**TASK GOAL:**
Your task is to locate every line holding the string "matplotlib" and to copy each of them.

**MATERIAL:**
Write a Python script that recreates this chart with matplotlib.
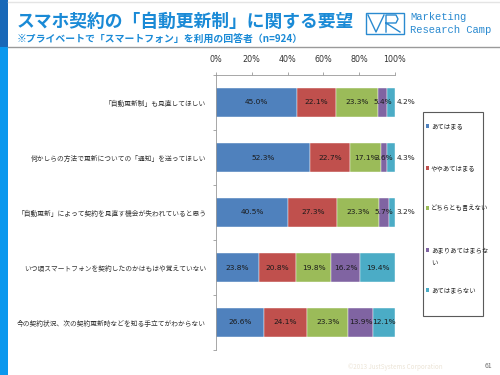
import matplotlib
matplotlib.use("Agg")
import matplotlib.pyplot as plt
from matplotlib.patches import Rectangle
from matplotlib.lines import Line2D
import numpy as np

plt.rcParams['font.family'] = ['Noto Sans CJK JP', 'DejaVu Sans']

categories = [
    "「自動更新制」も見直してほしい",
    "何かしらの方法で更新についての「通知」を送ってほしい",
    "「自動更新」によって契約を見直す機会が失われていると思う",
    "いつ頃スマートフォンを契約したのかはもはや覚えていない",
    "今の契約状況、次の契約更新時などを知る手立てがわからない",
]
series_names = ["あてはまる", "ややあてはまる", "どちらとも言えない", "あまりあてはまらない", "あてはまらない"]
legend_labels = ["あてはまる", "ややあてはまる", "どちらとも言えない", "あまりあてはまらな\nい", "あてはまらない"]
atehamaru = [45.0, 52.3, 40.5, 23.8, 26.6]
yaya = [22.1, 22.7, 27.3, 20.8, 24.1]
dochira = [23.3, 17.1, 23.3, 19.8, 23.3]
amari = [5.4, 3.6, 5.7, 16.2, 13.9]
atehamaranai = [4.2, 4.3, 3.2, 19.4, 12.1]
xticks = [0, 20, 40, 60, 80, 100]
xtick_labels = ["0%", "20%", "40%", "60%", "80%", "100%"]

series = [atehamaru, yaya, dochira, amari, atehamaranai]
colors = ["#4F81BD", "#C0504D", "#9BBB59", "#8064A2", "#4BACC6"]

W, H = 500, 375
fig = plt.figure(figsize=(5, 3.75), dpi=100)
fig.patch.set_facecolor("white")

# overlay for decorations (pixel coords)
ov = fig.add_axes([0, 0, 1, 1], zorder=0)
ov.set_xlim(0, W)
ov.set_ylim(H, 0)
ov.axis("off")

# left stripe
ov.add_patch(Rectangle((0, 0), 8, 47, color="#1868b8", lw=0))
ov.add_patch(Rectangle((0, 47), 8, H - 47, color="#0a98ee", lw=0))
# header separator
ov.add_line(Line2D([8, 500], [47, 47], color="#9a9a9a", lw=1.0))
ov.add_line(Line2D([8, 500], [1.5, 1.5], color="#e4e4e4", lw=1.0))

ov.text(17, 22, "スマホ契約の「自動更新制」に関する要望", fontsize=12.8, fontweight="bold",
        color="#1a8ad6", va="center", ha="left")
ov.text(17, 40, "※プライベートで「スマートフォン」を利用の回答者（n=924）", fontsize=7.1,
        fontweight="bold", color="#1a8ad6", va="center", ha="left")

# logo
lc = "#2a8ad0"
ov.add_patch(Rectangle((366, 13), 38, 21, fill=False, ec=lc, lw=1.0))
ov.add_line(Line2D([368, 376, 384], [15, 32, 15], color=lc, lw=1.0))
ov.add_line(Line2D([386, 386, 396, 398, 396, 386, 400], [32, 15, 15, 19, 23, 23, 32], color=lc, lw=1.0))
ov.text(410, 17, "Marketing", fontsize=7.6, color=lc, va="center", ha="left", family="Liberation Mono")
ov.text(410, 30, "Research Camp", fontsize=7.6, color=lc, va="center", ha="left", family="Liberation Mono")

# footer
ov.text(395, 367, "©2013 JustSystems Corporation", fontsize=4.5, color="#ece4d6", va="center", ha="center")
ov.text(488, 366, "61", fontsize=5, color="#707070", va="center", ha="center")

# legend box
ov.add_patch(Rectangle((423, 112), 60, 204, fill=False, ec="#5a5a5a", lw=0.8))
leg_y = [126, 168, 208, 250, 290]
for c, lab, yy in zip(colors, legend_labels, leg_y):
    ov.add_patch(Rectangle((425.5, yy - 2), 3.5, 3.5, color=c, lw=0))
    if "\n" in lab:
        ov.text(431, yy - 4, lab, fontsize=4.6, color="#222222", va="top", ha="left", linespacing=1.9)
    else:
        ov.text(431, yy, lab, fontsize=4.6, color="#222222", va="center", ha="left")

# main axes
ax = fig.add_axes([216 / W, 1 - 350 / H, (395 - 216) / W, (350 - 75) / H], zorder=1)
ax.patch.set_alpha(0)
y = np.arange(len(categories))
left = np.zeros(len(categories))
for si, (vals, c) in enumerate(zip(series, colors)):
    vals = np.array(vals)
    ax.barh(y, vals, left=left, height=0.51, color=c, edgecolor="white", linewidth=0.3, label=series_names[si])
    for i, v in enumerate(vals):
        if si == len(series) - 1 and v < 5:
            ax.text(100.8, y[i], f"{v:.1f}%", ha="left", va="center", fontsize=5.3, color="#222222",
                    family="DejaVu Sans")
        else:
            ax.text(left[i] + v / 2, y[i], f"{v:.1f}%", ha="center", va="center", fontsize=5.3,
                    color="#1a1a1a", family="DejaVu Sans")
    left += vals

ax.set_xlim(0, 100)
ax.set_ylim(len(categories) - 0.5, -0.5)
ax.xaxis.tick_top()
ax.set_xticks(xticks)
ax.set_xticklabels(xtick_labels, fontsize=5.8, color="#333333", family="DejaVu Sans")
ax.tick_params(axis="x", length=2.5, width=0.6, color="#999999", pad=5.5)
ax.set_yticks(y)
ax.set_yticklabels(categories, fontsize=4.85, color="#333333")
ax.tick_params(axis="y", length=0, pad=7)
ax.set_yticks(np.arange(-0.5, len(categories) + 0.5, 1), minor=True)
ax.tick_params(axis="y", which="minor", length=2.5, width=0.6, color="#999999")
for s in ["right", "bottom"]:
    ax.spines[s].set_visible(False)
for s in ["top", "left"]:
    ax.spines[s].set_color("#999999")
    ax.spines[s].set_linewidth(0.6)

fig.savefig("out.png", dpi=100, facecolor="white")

**RESULT FOR THIS TASK:**
Write a Python script that recreates this chart with matplotlib.
import matplotlib
matplotlib.use("Agg")
import matplotlib.pyplot as plt
from matplotlib.patches import Rectangle
from matplotlib.lines import Line2D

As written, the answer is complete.